In ogni caso per designer di marchi storicamente connotati in questo ambito come Maria Grazia Chiuri per Christian Dior, Pier Paolo Piccioli per Valentino o Pieter Mulier (Alaïa), oppure designer connotati per naturale formazione in sartoria come Domenico Dolce (Dolce&Gabbana), ma persino Donatella Versace o Glenn Martens (Diesel), un fatto del genere non sarebbe stato così rilevante.
Scontato pure il sentimento di giapponesi come Yamamoto e Watanabe, mentre Kawakubo (Comme des Garçons) non li ha contraddetti, ma si colloca come sempre in un’altra dimensione. Questa “scuola” ha difatti sempre progettato a partire dalle proprietà insite nei tessuti e dalla conseguente capacità di utilizzarle per i tagli unici che sono la caratteristica di questa sartoria. Eppure anche qui la collezione progettata da Jun Takahashi (Undercover) ha previsto per le prime quattro uscite abiti con aperture bordate di organza arruffata, alcuni persino appuntati con fiori di seta: così nel finale sono apparsi quattro abiti vicinissimi all’idea di couture come mai era accaduto in precedenza da Takahashi.
Ancora più rilevante come proprio sul “vestito” si sono concentrate la presentazione di collezioni come quelle di Hillary Taymor (Collina Strada), di J W Anderson (Loewe), Rick Owens (sempre meno punk) e di quel Demna Gvasalia che dopo aver caratterizzato il suo show per Balenciaga con riferimenti alla guerra di Putin (tema indicato per un abbigliamento sportswear), non è riuscito a trattenersi dall’inserire qua e là abiti da grande soirée, genere intorno a cui quasi per intero (ma qui meno sorprendentemente) ha costruito la sua collezione Thom Browne.

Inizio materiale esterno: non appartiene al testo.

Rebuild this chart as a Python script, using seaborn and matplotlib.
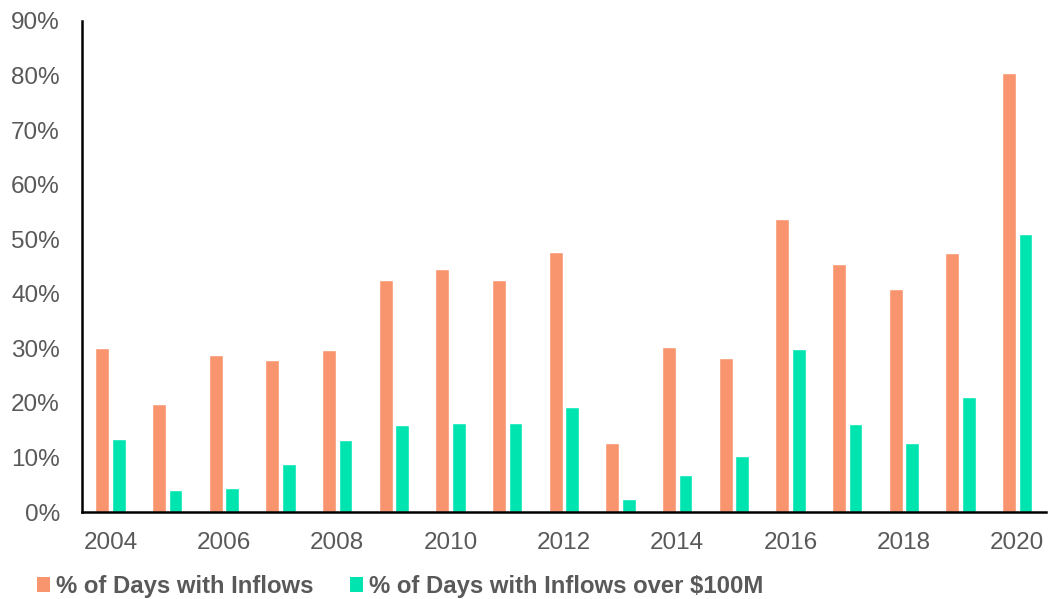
import matplotlib
matplotlib.use("Agg")
import matplotlib.pyplot as plt
import seaborn as sns
import pandas as pd
from matplotlib.ticker import FuncFormatter, MultipleLocator
from matplotlib.patches import Patch

years = list(range(2004, 2021))
inflow_days = [30.1, 19.8, 28.8, 27.9, 29.7, 42.5, 44.5, 42.5, 47.7, 12.6, 30.2, 28.2, 53.7, 45.5, 40.9, 47.5, 80.5]
inflow_100m = [13.4, 4.0, 4.4, 8.8, 13.2, 15.9, 16.3, 16.3, 19.2, 2.4, 6.8, 10.3, 29.9, 16.1, 12.6, 21.1, 51.0]
series_names = ["% of Days with Inflows", "% of Days with Inflows over $100M"]
colors = ["#F9956E", "#00E5B0"]

df = pd.DataFrame({
    "year": [str(y) for y in years] * 2,
    "value": inflow_days + inflow_100m,
    "series": [series_names[0]] * len(years) + [series_names[1]] * len(years),
})

sns.set_theme(style="white")
plt.rcParams["font.family"] = ["Liberation Sans", "DejaVu Sans"]
text_color = "#595959"

fig = plt.figure(figsize=(10.54, 5.99), dpi=100)
ax = fig.add_axes([0.078, 0.145, 0.914, 0.82])

sns.barplot(data=df, x="year", y="value", hue="series", palette=colors,
            width=0.58, gap=0.16, ax=ax, legend=False, saturation=1)

ax.set_ylim(0, 90)
ax.set_xlim(-0.5, len(years) - 0.5)
ax.yaxis.set_major_locator(MultipleLocator(10))
ax.yaxis.set_major_formatter(FuncFormatter(lambda v, p: f"{int(round(v))}%"))
ax.set_xticks(range(0, len(years), 2))
ax.set_xticklabels([str(y) for y in years[::2]])
ax.set_xlabel("")
ax.set_ylabel("")
ax.tick_params(axis="both", length=0, labelsize=17.5, colors=text_color)
ax.tick_params(axis="x", pad=14)
ax.tick_params(axis="y", pad=16)
for s in ["top", "right"]:
    ax.spines[s].set_visible(False)
for s in ["left", "bottom"]:
    ax.spines[s].set_color("black")
    ax.spines[s].set_linewidth(1.8)

handles = [Patch(facecolor=c, edgecolor="none") for c in colors]
leg = fig.legend(handles, series_names, loc="lower left", bbox_to_anchor=(0.015, -0.034),
                 ncol=2, frameon=False, handlelength=0.55, handleheight=0.55,
                 handletextpad=0.25, columnspacing=1.5,
                 prop={"weight": "bold", "size": 17.2})
for t in leg.get_texts():
    t.set_color(text_color)

fig.savefig("out.png", dpi=100)
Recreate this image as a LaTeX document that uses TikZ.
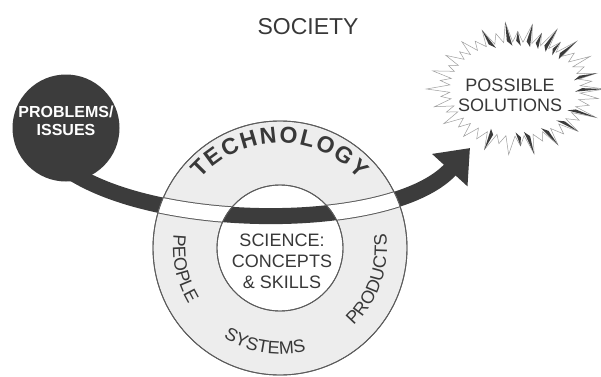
\documentclass[tikz,border=0pt]{standalone}
\usepackage{fontspec}
\setmainfont{Liberation Sans}
\usepackage{xcolor}
\usepackage{tikz}
\usetikzlibrary{arrows.meta,decorations.text}
\definecolor{StsDark}{HTML}{3C3C3C}
\definecolor{StsRing}{HTML}{EDEDED}
\definecolor{StsLine}{HTML}{5C5C5C}
\definecolor{StsText}{HTML}{383838}
\newcommand{\stsarc}{(prob.-72) .. controls (170,144) and (395,146) .. (tip)}
\newcommand{\burstlist}{0/1.04/1,8/0.9/0,15/0.98/1,24/0.88/0,31/1.02/0,40/0.9/0,47/1.05/1,55/0.92/1,63/1.08/1,71/0.95/1,79/1.06/1,88/0.93/1,96/1.08/1,104/0.92/0,112/1.02/1,121/0.9/0,129/0.98/0,137/0.88/0,146/0.97/0,154/0.86/0,163/1.0/0,171/0.88/0,180/1.03/0,188/0.87/0,197/0.98/0,205/0.88/0,214/1.0/0,223/0.9/0,232/0.97/0,241/0.92/0,250/1.04/1,258/0.9/0,266/1.06/0,274/0.92/1,282/1.07/1,291/0.9/0,299/1.03/1,308/0.92/0,317/1.0/1,326/0.9/0,334/1.05/1,343/0.9/0,351/0.98/0}
\tikzset{
  ringline/.style={draw=StsLine,line width=0.9pt},
  ringdisc/.style={circle,ringline,inner sep=0pt},
  issuedisc/.style={circle,fill=StsDark,inner sep=0pt},
  bigarrow/.style={-{Triangle[length=30pt,width=46pt]},line width=16pt,draw=StsDark,shorten <=-10pt},
  ringlabel/.style={decorate,decoration={text along path,text align=center,text color=StsText}},
  burstline/.style={draw=StsLine!60,line width=0.5pt,fill=white}
}

\begin{document}
\begin{tikzpicture}[x=1pt,y=1pt]
\useasboundingbox (0,0) rectangle (601,376);
\node[font=\fontsize{23}{23}\selectfont,text=StsText] (soc) at (308,349) {SOCIETY};
% problems disc and the arrow out of it
\node[issuedisc,minimum size=107pt] (prob) at (66,248) {};
\node[align=center,text=white,font=\fontsize{16}{18}\selectfont\bfseries] (probtxt) at (66,255) {PROBLEMS/\\ISSUES};
\coordinate (tip) at (470,228);
\draw[bigarrow] \stsarc;
% starburst
\begin{scope}[shift={(515,287)},x=86pt,y=62pt]
  \draw[burstline] (-5:0.76) \foreach \a/\f/\d in \burstlist {
    -- (\a:\f) -- ({\a+4}:0.76)} -- cycle;
  \foreach \a/\f/\d in \burstlist {
    \ifnum\d=1
      \fill[StsDark] ({\a-3.5}:0.7) -- (\a:\f) -- ({\a+1}:0.78) -- cycle;
    \fi}
\end{scope}
\node[align=center,text=StsText,font=\fontsize{18}{20}\selectfont] (sol) at (510,281) {POSSIBLE\\SOLUTIONS};
% technology ring, band hidden under it
\node[ringdisc,fill=StsRing,minimum size=254pt] (tech) at (280,128) {};
\begin{scope}
  \clip (tech.center) circle[radius=127];
  \draw[bigarrow,draw=StsLine,line width=17pt] \stsarc;
  \draw[bigarrow,draw=white,line width=15pt] \stsarc;
\end{scope}
\draw[ringline] (tech.center) circle[radius=127];
% science core
\node[ringdisc,fill=white,minimum size=126pt] (sci) at (tech.center) {};
\begin{scope}
  \clip (sci.center) circle[radius=63];
  \draw[bigarrow] \stsarc;
\end{scope}
\draw[ringline] (sci.center) circle[radius=63];
\node[align=center,text=StsText,font=\fontsize{18}{21}\selectfont] (scitxt) at (282,115) {SCIENCE:\\CONCEPTS\\\& SKILLS};
% ring words
\path[ringlabel,decoration={text align={fit to path},text={|\fontsize{23}{23}\selectfont\bfseries|TECHNOLOGY}}]
  (tech.center) ++(139:105) arc[start angle=139,end angle=41,radius=105];
\path[ringlabel,decoration={text={|\fontsize{18}{18}\selectfont|PEOPLE}}]
  (tech.center) ++(165:107) arc[start angle=165,end angle=219,radius=107];
\path[ringlabel,decoration={text={|\fontsize{18}{18}\selectfont|SYSTEMS}}]
  (tech.center) ++(230:106) arc[start angle=230,end angle=292,radius=106];
\path[ringlabel,decoration={text={|\fontsize{18}{18}\selectfont|PRODUCTS}}]
  (tech.center) ++(-53:107) arc[start angle=-53,end angle=14,radius=107];
\end{tikzpicture}
\end{document}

IL CASO GHESQUIÈRE-PARRENO
A contraddire e insieme confermare il tutto è arrivata in chiusura dell’intero ciclo di presentazioni la collezione di Nicolas Ghesquière (Louis Vuitton). Complice Philippe Parreno, Ghesquière ha sovradimensionato ogni dettaglio degli abiti presentati. Parreno ha disegnato per il brand di LVMH una enorme scultura a forma di fiore vermiglio posta poi al centro della di una passerella circolare sistemata nella Cour Carrée del Louvre. Le sue proporzioni devono aver ispirato pure le minacciose dimensioni di zip, abbottonature e ogni altro particolare dei look mandati in passerella da Ghesquière. Lo spirito complessivo della collezione ‒ con i suoi pesanti boot oltre la caviglia e le tasche utilitarian piazzate ovunque ‒d’acchito ha poco a che vedere con la couture. Ma è davvero così? Perché Ghesquière si posiziona da sempre proprio lì, tra i più abili couturier del momento.
MODA E TRASFORMAZIONE
La moda è un fenomeno davvero particolare: “leggero” e “contraddittorio” per definizione, intuisce ‒ e a un osservatore attento segnala ‒ fenomeni (anche sociali) altrove non ancora evidenti. A differenza dell’arte, la moda è veloce e pervasiva nell’amplificare e diffondere il “nuovo”. Nei manuali di geografia economica viene presa come esempio di un fenomeno che innova per contagio e, in funzione della sua capacità di penetrazione locale, rileva comportamenti che a loro volta possono trasformare l’organizzazione territoriale. “Volubile” per definizione, la moda costituisce un settore industriale in cui l’intreccio tra globale e locale, tra territorio e rete internazionale è la struttura del suo sistema. Così la pensa anche Emanuela Mora, che nel suo Geografie della moda indica come in termini anche spaziali sia in grado di diffondere la “verità” dei corpi sognanti di cui periodicamente modifica la proposta. Una lettura caldamente consigliata.